• Exercise instructions:
Reproduce the lines of the material exactly, excluding every image.

● ● ●

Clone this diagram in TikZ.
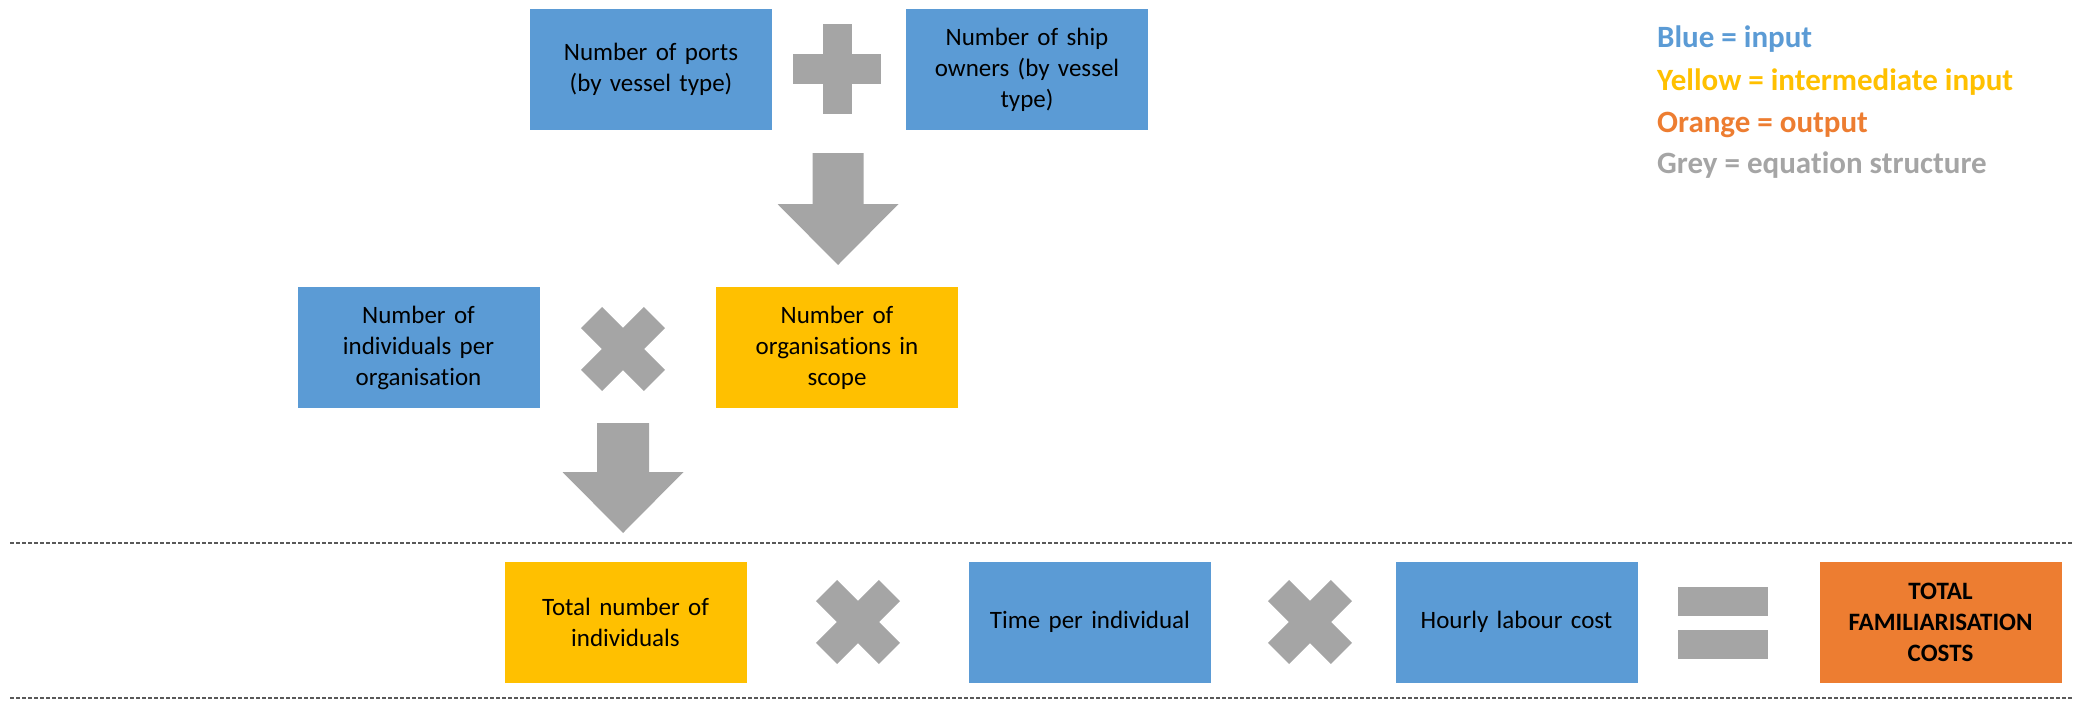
\documentclass[tikz,border=0pt]{standalone}
\usepackage{fontspec}
\setmainfont{Carlito}[Ligatures=NoCommon]
\definecolor{inblue}{HTML}{5B9BD5}
\definecolor{midyellow}{HTML}{FFC000}
\definecolor{outorange}{HTML}{ED7D31}
\definecolor{opgrey}{HTML}{A5A5A5}
\tikzset{
  box/.style={rectangle, minimum width=242pt, minimum height=121pt, inner sep=0pt,
    text width=226pt, align=center, font=\fontsize{25}{31}\selectfont},
  inbox/.style={box, fill=inblue},
  midbox/.style={box, fill=midyellow},
  outbox/.style={box, fill=outorange, font=\bfseries\fontsize{25}{31}\selectfont},
  bar/.style={rectangle, fill=opgrey, inner sep=0pt},
  timesarm/.style={bar, minimum width=89pt, minimum height=30pt},
  legend/.style={anchor=base west, inner sep=0pt, font=\bfseries\fontsize{31}{38}\selectfont},
  sepline/.style={draw=black!65, line width=2pt, dash pattern=on 4pt off 2pt}
}
\begin{document}
\begin{tikzpicture}[x=1pt,y=-1pt]
\useasboundingbox (0,0) rectangle (2076,701);
% first step
\node[inbox] (ports) at (651,69.5) {Number of ports\\(by vessel type)};
\node[inbox] (owners) at (1027,69.5) {Number of ship\\owners (by vessel\\type)};
\node[bar, minimum width=88pt, minimum height=29pt] (plush) at (837,69) {};
\node[bar, minimum width=29pt, minimum height=90pt] (plusv) at (837,69) {};
\coordinate (arrA) at (838,153);
\fill[opgrey] (arrA) ++(-25.5,0) -- ++(51,0) -- ++(0,51) -- ++(35,0)
  -- ++(-60.5,61) -- ++(-60.5,-61) -- ++(35,0) -- cycle;
% second step
\node[inbox] (perorg) at (418.5,347.5) {Number of\\individuals per\\organisation};
\node[midbox] (orgs) at (837,347.5) {Number of\\organisations in\\scope};
\node[timesarm, rotate=45] (timesAa) at (623,349) {};
\node[timesarm, rotate=-45] (timesAb) at (623,349) {};
\coordinate (arrB) at (623,423);
\fill[opgrey] (arrB) ++(-26,0) -- ++(52,0) -- ++(0,49) -- ++(34.5,0)
  -- ++(-60.5,61) -- ++(-60.5,-61) -- ++(34.5,0) -- cycle;
% final equation
\coordinate (topL) at (10,543);
\coordinate (topR) at (2072,543);
\coordinate (botL) at (10,698);
\coordinate (botR) at (2072,698);
\draw[sepline] (topL) -- (topR);
\draw[sepline] (botL) -- (botR);
\node[midbox] (total) at (625.5,622) {Total number of\\individuals};
\node[inbox] (time) at (1090,622) {Time per individual};
\node[inbox] (hourly) at (1516.5,622) {Hourly labour cost};
\node[outbox] (result) at (1940.5,622) {TOTAL\\FAMILIARISATION\\COSTS};
\node[timesarm, rotate=45] (timesBa) at (858,622) {};
\node[timesarm, rotate=-45] (timesBb) at (858,622) {};
\node[timesarm, rotate=45] (timesCa) at (1310,622) {};
\node[timesarm, rotate=-45] (timesCb) at (1310,622) {};
\node[bar, minimum width=90pt, minimum height=29pt] (eqtop) at (1723,601.5) {};
\node[bar, minimum width=90pt, minimum height=29pt] (eqbot) at (1723,644) {};
% legend
\node[legend, text=inblue] (keyblue) at (1657,48) {Blue = input};
\node[legend, text=midyellow] (keyyellow) at (1657,90) {Yellow = intermediate input};
\node[legend, text=outorange] (keyorange) at (1657,132) {Orange = output};
\node[legend, text=opgrey] (keygrey) at (1657,173) {Grey = equation structure};
\end{tikzpicture}
\end{document}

● ● ●

• Answer to the problem:
Clone this diagram in TikZ.
\documentclass[tikz,border=0pt]{standalone}
\usepackage{fontspec}
\setmainfont{Carlito}[Ligatures=NoCommon]
\definecolor{inblue}{HTML}{5B9BD5}
\definecolor{midyellow}{HTML}{FFC000}
\definecolor{outorange}{HTML}{ED7D31}
\definecolor{opgrey}{HTML}{A5A5A5}
\tikzset{
  box/.style={rectangle, minimum width=242pt, minimum height=121pt, inner sep=0pt,
    text width=226pt, align=center, font=\fontsize{25}{31}\selectfont},
  inbox/.style={box, fill=inblue},
  midbox/.style={box, fill=midyellow},
  outbox/.style={box, fill=outorange, font=\bfseries\fontsize{25}{31}\selectfont},
  bar/.style={rectangle, fill=opgrey, inner sep=0pt},
  timesarm/.style={bar, minimum width=89pt, minimum height=30pt},
  legend/.style={anchor=base west, inner sep=0pt, font=\bfseries\fontsize{31}{38}\selectfont},
  sepline/.style={draw=black!65, line width=2pt, dash pattern=on 4pt off 2pt}
}
\begin{document}
\begin{tikzpicture}[x=1pt,y=-1pt]
\useasboundingbox (0,0) rectangle (2076,701);
% first step
\node[inbox] (ports) at (651,69.5) {Number of ports\\(by vessel type)};
\node[inbox] (owners) at (1027,69.5) {Number of ship\\owners (by vessel\\type)};
\node[bar, minimum width=88pt, minimum height=29pt] (plush) at (837,69) {};
\node[bar, minimum width=29pt, minimum height=90pt] (plusv) at (837,69) {};
\coordinate (arrA) at (838,153);
\fill[opgrey] (arrA) ++(-25.5,0) -- ++(51,0) -- ++(0,51) -- ++(35,0)
  -- ++(-60.5,61) -- ++(-60.5,-61) -- ++(35,0) -- cycle;
% second step
\node[inbox] (perorg) at (418.5,347.5) {Number of\\individuals per\\organisation};
\node[midbox] (orgs) at (837,347.5) {Number of\\organisations in\\scope};
\node[timesarm, rotate=45] (timesAa) at (623,349) {};
\node[timesarm, rotate=-45] (timesAb) at (623,349) {};
\coordinate (arrB) at (623,423);
\fill[opgrey] (arrB) ++(-26,0) -- ++(52,0) -- ++(0,49) -- ++(34.5,0)
  -- ++(-60.5,61) -- ++(-60.5,-61) -- ++(34.5,0) -- cycle;
% final equation
\coordinate (topL) at (10,543);
\coordinate (topR) at (2072,543);
\coordinate (botL) at (10,698);
\coordinate (botR) at (2072,698);
\draw[sepline] (topL) -- (topR);
\draw[sepline] (botL) -- (botR);
\node[midbox] (total) at (625.5,622) {Total number of\\individuals};
\node[inbox] (time) at (1090,622) {Time per individual};
\node[inbox] (hourly) at (1516.5,622) {Hourly labour cost};
\node[outbox] (result) at (1940.5,622) {TOTAL\\FAMILIARISATION\\COSTS};
\node[timesarm, rotate=45] (timesBa) at (858,622) {};
\node[timesarm, rotate=-45] (timesBb) at (858,622) {};
\node[timesarm, rotate=45] (timesCa) at (1310,622) {};
\node[timesarm, rotate=-45] (timesCb) at (1310,622) {};
\node[bar, minimum width=90pt, minimum height=29pt] (eqtop) at (1723,601.5) {};
\node[bar, minimum width=90pt, minimum height=29pt] (eqbot) at (1723,644) {};
% legend
\node[legend, text=inblue] (keyblue) at (1657,48) {Blue = input};
\node[legend, text=midyellow] (keyyellow) at (1657,90) {Yellow = intermediate input};
\node[legend, text=outorange] (keyorange) at (1657,132) {Orange = output};
\node[legend, text=opgrey] (keygrey) at (1657,173) {Grey = equation structure};
\end{tikzpicture}
\end{document}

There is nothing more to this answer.